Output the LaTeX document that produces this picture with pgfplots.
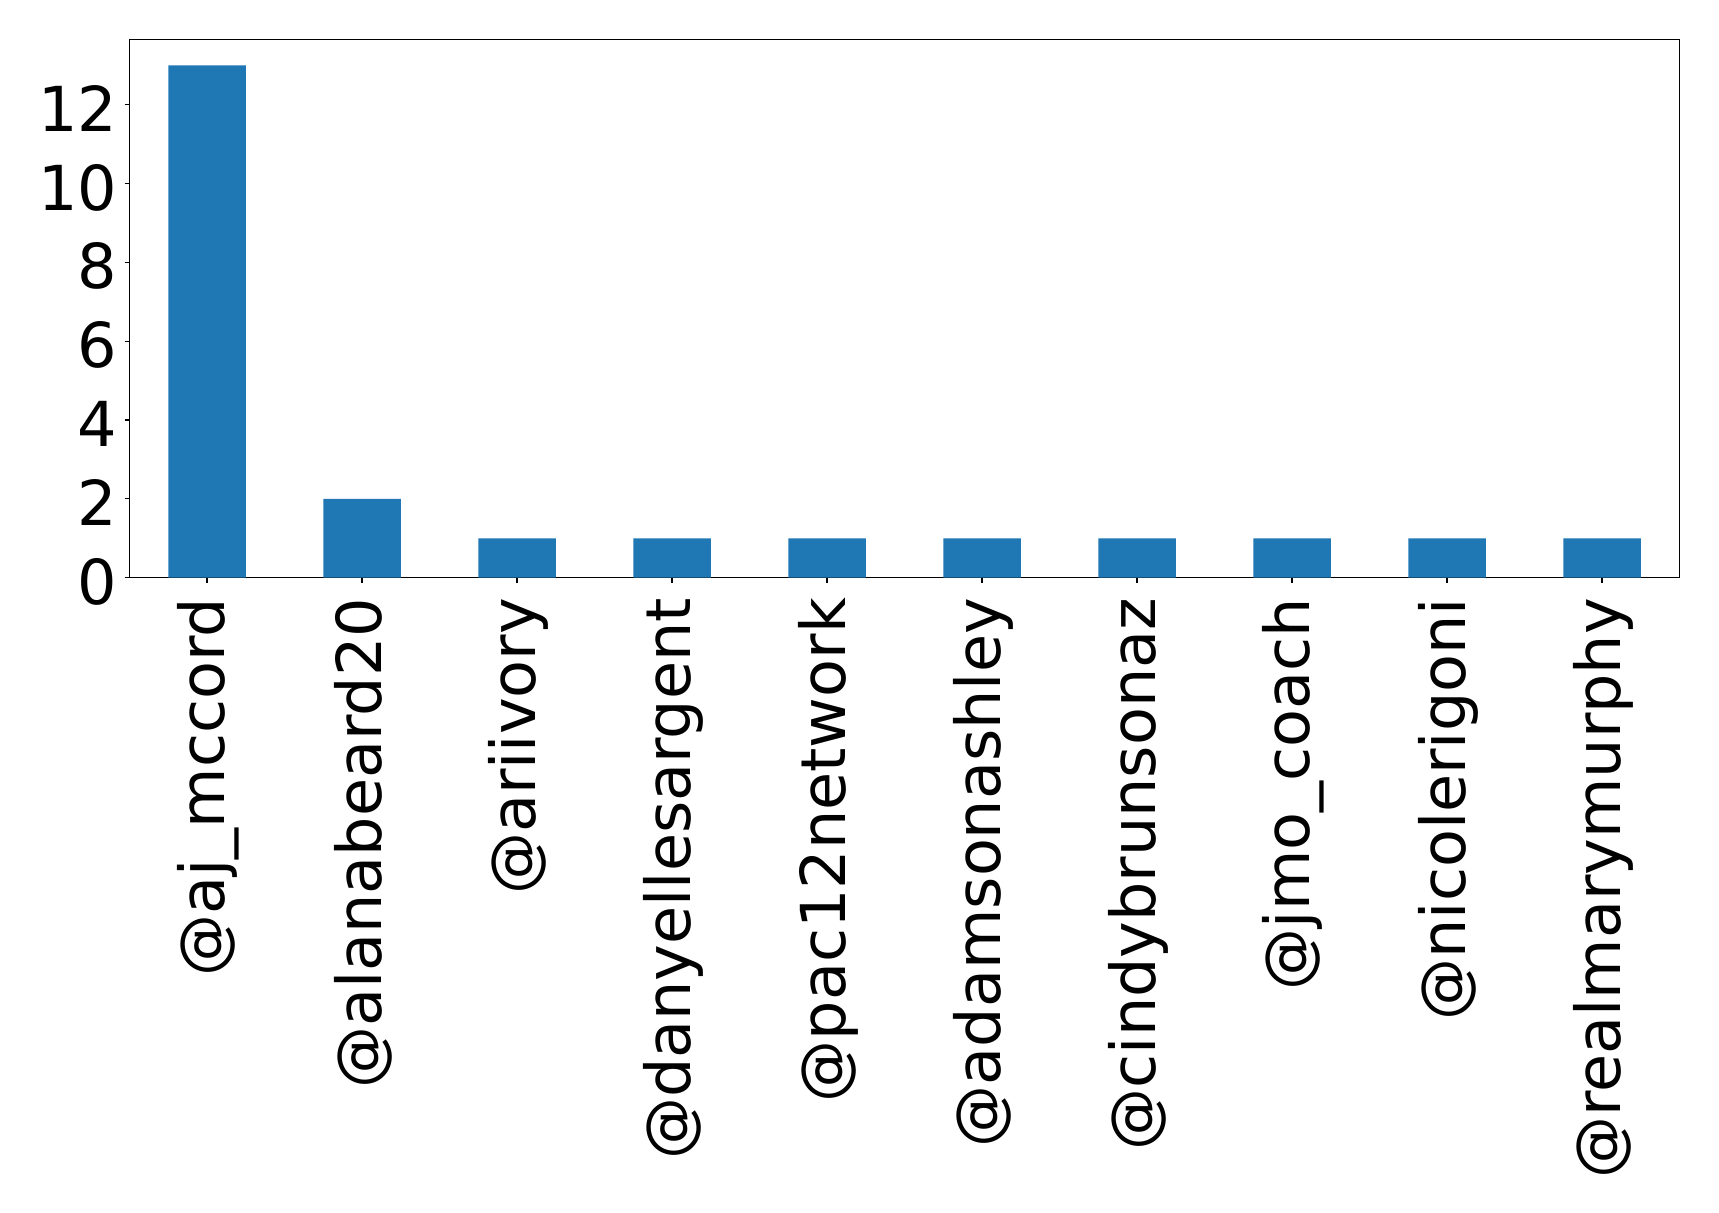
\documentclass[border=0pt]{standalone}
\usepackage{fontspec}
\setmainfont{DejaVu Sans}
\usepackage{pgfplots}
\pgfplotsset{compat=1.18}
\definecolor{mplblue}{HTML}{1F77B4}

\begin{document}
\begin{tikzpicture}
\useasboundingbox (0,0) rectangle (859.5pt,606.5pt);
\begin{axis}[
    at={(64.75pt,317.65pt)}, anchor=south west,
    scale only axis,
    width=775pt, height=269pt,
    xmin=-0.5, xmax=9.5,
    ymin=0, ymax=13.65,
    axis line style={line width=0.6pt},
    tick style={black, line width=0.6pt},
    tick align=outside,
    tick pos=left,
    major tick length=2.5pt,
    xtick={0,...,9},
    xticklabels={@aj\_mccord, @alanabeard20, @ariivory, @danyellesargent, @pac12network, @adamsonashley, @cindybrunsonaz, @jmo\_coach, @nicolerigoni, @realmarymurphy},
    % shifts act in the rotated frame: xshift moves down, yshift moves left
    xticklabel style={rotate=90, anchor=east, inner sep=0pt, xshift=-7.5pt, yshift=-0.7pt},
    ytick={0,2,...,12},
    yticklabel style={inner sep=0pt, xshift=-3.5pt, yshift=-2pt},
    ticklabel style={font=\fontsize{31}{37}\selectfont},
    /pgf/number format/assume math mode=true,
]
\addplot[ybar, bar width=0.5, fill=mplblue, draw=none] coordinates {
    (0,13) (1,2) (2,1) (3,1) (4,1) (5,1) (6,1) (7,1) (8,1) (9,1)
};
\end{axis}
\end{tikzpicture}
\end{document}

| WHAT TO DO |
Your task is an exact transcription of all the data, minus the pictures.

| EXERCISE SOLUTION |
Output the LaTeX document that produces this picture with pgfplots.
\documentclass[border=0pt]{standalone}
\usepackage{fontspec}
\setmainfont{DejaVu Sans}
\usepackage{pgfplots}
\pgfplotsset{compat=1.18}
\definecolor{mplblue}{HTML}{1F77B4}

\begin{document}
\begin{tikzpicture}
\useasboundingbox (0,0) rectangle (859.5pt,606.5pt);
\begin{axis}[
    at={(64.75pt,317.65pt)}, anchor=south west,
    scale only axis,
    width=775pt, height=269pt,
    xmin=-0.5, xmax=9.5,
    ymin=0, ymax=13.65,
    axis line style={line width=0.6pt},
    tick style={black, line width=0.6pt},
    tick align=outside,
    tick pos=left,
    major tick length=2.5pt,
    xtick={0,...,9},
    xticklabels={@aj\_mccord, @alanabeard20, @ariivory, @danyellesargent, @pac12network, @adamsonashley, @cindybrunsonaz, @jmo\_coach, @nicolerigoni, @realmarymurphy},
    % shifts act in the rotated frame: xshift moves down, yshift moves left
    xticklabel style={rotate=90, anchor=east, inner sep=0pt, xshift=-7.5pt, yshift=-0.7pt},
    ytick={0,2,...,12},
    yticklabel style={inner sep=0pt, xshift=-3.5pt, yshift=-2pt},
    ticklabel style={font=\fontsize{31}{37}\selectfont},
    /pgf/number format/assume math mode=true,
]
\addplot[ybar, bar width=0.5, fill=mplblue, draw=none] coordinates {
    (0,13) (1,2) (2,1) (3,1) (4,1) (5,1) (6,1) (7,1) (8,1) (9,1)
};
\end{axis}
\end{tikzpicture}
\end{document}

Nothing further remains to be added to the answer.